C’était la cupidité, la terreur des puissans, qui donnaient lieu à ces injustes perceptions. La crainte que le fellah avait de l’arbitraire le rendait prodigue malgré lui. Avait-il économisé une petite somme d’argent, il se hâtait de la gaspiller par peur qu’elle ne lui fût enlevée par le fisc. Ni dans la loi, ni dans l’organisation administrative, le fellah ne trouvait aucune garantie contre les agens. Savait-il d’avance ce qu’on lui réclamerait à titre d’impôt et ne devait-il pas craindre qu’on ne le taxât en raison de l’argent qu’on lui supposerait? Quant à celui qui avait des dettes, il devenait la proie des usuriers. Ce n’était pas seulement ses bestiaux, ses récoltes qu’il lui fallait vendre pour se libérer, c’était aussi son champ, sa terre tant aimée. Les usuriers, auxquels les tribunaux ne pouvaient refuser l’exécution des contrats en apparence réguliers, devenaient ainsi propriétaires d’étendues de terrains considérables, et la petite propriété, au préjudice de l’intérêt même du pays, tendait peu à peu à disparaître.

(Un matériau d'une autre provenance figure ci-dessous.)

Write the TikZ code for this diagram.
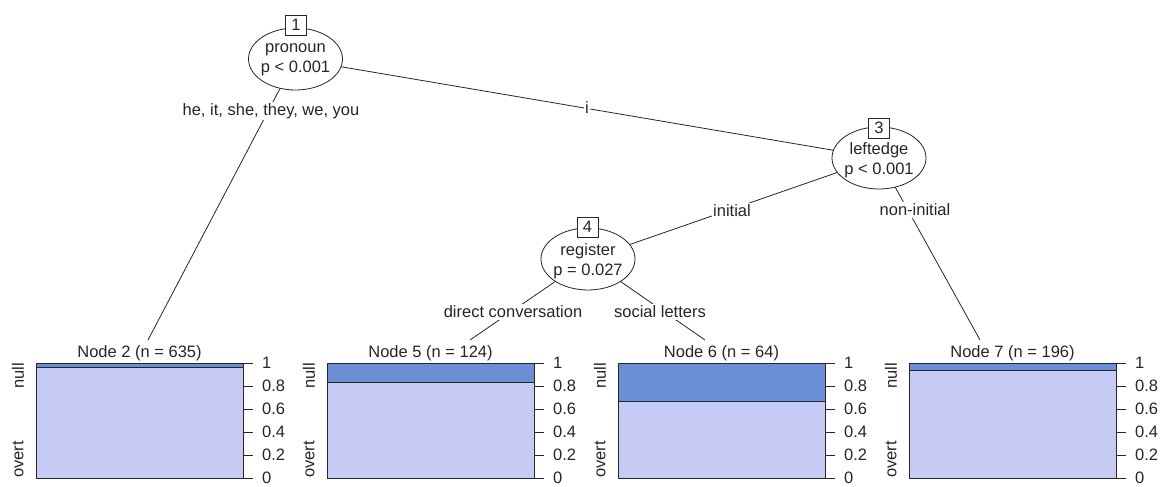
\documentclass[tikz,border=0pt]{standalone}
\usepackage{fontspec}
\setmainfont{Liberation Sans}
\usetikzlibrary{shapes.geometric,backgrounds}

\definecolor{nullc}{HTML}{6C8ED5}
\definecolor{overtc}{HTML}{C6CBF5}
\definecolor{ink}{HTML}{262626}

\begin{document}
\begin{tikzpicture}[x=1pt,y=-1pt,
  font=\fontsize{16.5}{20.5}\selectfont, text=ink,
  split/.style={ellipse, draw=ink, fill=white, line width=0.8pt,
    minimum width=94pt, minimum height=62pt, inner sep=0pt},
  splittext/.style={align=center, inner sep=0pt},
  idbox/.style={rectangle, draw=ink, fill=white, line width=0.8pt,
    minimum width=21pt, minimum height=20pt, inner sep=0pt},
  branch/.style={draw=ink, line width=0.8pt},
  elabel/.style={fill=white, inner sep=1.5pt},
  barline/.style={draw=ink, line width=0.8pt},
  title/.style={inner sep=0pt},
  sidelab/.style={inner sep=0pt, rotate=90},
  ticklab/.style={inner sep=0pt, anchor=west}]

\useasboundingbox (0,0) rectangle (1164,487);

% inner (split) nodes
\node[split] (n1) at (295.5,59) {};
\node[splittext] (n1t) at (295.5,60) {pronoun\\p < 0.001};
\node[idbox] (n1id) at (296,25) {1};

\node[split] (n3) at (879,158) {};
\node[splittext] (n3t) at (879,160) {leftedge\\p < 0.001};
\node[idbox] (n3id) at (879,128) {3};

\node[split] (n4) at (588,259) {};
\node[splittext] (n4t) at (588,261) {register\\p = 0.027};
\node[idbox] (n4id) at (587.5,227) {4};

% top ends of the branches into the terminal panels
\coordinate (e2) at (148,340);
\coordinate (e5) at (470,340);
\coordinate (e6) at (705,340);
\coordinate (e7) at (980,340);

% white page and branches, drawn behind the split nodes
\begin{scope}[on background layer]
  \fill[white] (0,0) rectangle (1164,487);
  \draw[branch] (n1.center) -- (e2);
  \draw[branch] (n1.center) -- (n3.center);
  \draw[branch] (n3.center) -- (n4.center);
  \draw[branch] (n3.center) -- (e7);
  \draw[branch] (n4.center) -- (e5);
  \draw[branch] (n4.center) -- (e6);
\end{scope}

% branch labels
\node[elabel] (l12) at (271,111) {he, it, she, they, we, you};
\node[elabel] (l13) at (587,108) {i};
\node[elabel] (l34) at (732,211) {initial};
\node[elabel] (l37) at (915,210) {non-initial};
\node[elabel] (l45) at (513,312) {direct conversation};
\node[elabel] (l46) at (660,312) {social letters};

% terminal bar plots: left edge / share of null / node id / size
\foreach \L/\f/\id/\n in {36/0.035/2/635, 327/0.165/5/124, 618/0.33/6/64, 909/0.06/7/196} {
  \pgfmathsetmacro\R{\L+207}
  \pgfmathsetmacro\B{363+115*\f}
  \fill[overtc] (\L,\B) rectangle (\R,478);
  \fill[nullc] (\L,363) rectangle (\R,\B);
  \draw[barline] (\L,\B) -- (\R,\B);
  \draw[barline] (\L,363) rectangle (\R,478);
  \node[title] (t\id) at ({(\L+\R)/2},353) {Node \id{} (n = \n)};
  \node[sidelab, anchor=east] (null\id) at (\L-18,363) {null};
  \node[sidelab, anchor=west] (overt\id) at (\L-18,478) {overt};
  \foreach \k/\t in {0/0, 1/0.2, 2/0.4, 3/0.6, 4/0.8, 5/1} {
    \pgfmathsetmacro\yy{478-23*\k}
    \draw[barline] (\R,\yy) -- (\R+10,\yy);
    \node[ticklab] (tk\id-\k) at (\R+19,\yy) {\t};
  }
}
\end{tikzpicture}
\end{document}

D’autres charges pesaient alors d’un poids très lourd sur les populations : la corvée et le service militaire. La corvée n’eût dû être employée, comme elle l’était jadis en France, que pour l’exécution des travaux d’intérêt public. En Égypte, cet intérêt public a été si longtemps confondu avec l’intérêt particulier du souverain, que l’Égyptien a toujours travaillé pour le khédive, les princes, les princesses, les pachas, les gouverneurs, les ministres, les riches, sans qu’il en ait reçu une rémunération.

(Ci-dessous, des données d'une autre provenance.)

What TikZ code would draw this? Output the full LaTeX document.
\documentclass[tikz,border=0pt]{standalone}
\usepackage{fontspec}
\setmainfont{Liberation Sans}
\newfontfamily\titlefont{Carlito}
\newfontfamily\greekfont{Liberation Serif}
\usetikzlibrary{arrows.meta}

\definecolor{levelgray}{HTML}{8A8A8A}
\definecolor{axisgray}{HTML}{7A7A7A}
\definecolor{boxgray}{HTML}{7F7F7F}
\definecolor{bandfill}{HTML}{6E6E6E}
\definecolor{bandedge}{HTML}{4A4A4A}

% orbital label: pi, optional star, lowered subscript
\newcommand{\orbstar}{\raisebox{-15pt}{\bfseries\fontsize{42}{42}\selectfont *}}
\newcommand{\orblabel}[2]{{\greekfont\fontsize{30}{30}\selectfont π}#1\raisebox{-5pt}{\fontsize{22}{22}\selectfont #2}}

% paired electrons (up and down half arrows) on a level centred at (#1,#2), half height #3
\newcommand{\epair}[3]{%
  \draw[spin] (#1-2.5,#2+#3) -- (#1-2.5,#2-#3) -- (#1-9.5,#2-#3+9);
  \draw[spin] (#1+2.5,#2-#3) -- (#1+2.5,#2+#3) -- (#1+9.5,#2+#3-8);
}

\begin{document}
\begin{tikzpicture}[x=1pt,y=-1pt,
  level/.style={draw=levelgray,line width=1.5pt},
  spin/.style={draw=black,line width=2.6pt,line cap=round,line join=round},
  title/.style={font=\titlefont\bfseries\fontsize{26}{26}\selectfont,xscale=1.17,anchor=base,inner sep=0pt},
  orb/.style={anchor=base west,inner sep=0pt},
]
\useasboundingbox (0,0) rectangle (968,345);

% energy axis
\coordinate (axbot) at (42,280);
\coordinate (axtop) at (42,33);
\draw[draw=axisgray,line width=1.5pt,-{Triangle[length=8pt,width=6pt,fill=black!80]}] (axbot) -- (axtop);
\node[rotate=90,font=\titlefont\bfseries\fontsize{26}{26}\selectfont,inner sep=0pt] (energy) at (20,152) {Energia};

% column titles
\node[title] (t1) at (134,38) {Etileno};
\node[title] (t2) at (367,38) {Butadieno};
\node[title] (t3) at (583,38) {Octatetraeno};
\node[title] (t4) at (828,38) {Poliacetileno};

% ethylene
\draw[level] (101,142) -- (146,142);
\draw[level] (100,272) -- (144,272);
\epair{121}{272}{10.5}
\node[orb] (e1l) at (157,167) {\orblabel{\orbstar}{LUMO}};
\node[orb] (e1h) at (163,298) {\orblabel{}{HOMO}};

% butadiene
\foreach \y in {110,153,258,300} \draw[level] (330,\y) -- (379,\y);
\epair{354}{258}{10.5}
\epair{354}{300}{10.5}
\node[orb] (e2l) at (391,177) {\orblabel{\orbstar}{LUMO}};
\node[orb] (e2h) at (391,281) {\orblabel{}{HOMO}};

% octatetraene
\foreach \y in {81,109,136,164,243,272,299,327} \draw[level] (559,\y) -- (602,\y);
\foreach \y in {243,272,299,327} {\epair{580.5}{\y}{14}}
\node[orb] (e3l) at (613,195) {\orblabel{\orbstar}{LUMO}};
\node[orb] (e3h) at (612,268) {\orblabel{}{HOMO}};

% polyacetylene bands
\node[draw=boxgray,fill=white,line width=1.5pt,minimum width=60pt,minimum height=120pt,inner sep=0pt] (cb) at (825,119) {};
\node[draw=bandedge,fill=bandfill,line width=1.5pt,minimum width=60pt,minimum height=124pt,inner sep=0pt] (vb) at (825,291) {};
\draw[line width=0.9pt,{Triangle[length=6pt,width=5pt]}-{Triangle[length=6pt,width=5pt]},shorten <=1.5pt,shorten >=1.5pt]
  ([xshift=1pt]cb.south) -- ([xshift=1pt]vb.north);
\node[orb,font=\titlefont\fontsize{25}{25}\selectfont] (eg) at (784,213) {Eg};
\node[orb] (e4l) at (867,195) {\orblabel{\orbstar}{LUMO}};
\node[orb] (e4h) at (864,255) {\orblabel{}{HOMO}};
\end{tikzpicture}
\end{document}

Ismaïl-Pacha lui-même, fait surprenant, avait été tellement frappé de l’abus scandaleux qui était fait de la corvée, qu’à son avènement il déclara que cet abus devait être la cause unique ayant empêché le pays de prendre le développement dont on le disait susceptible. Il manifesta son intention de le détruire. il y a loin entre la coupe et les lèvres d’un fellah corvéable, et le malheureux était encore soumis au service des domaines princiers, — à titre toujours gratuit, — quand l’oublieux Ismaïl quittait forcément l’Égypte.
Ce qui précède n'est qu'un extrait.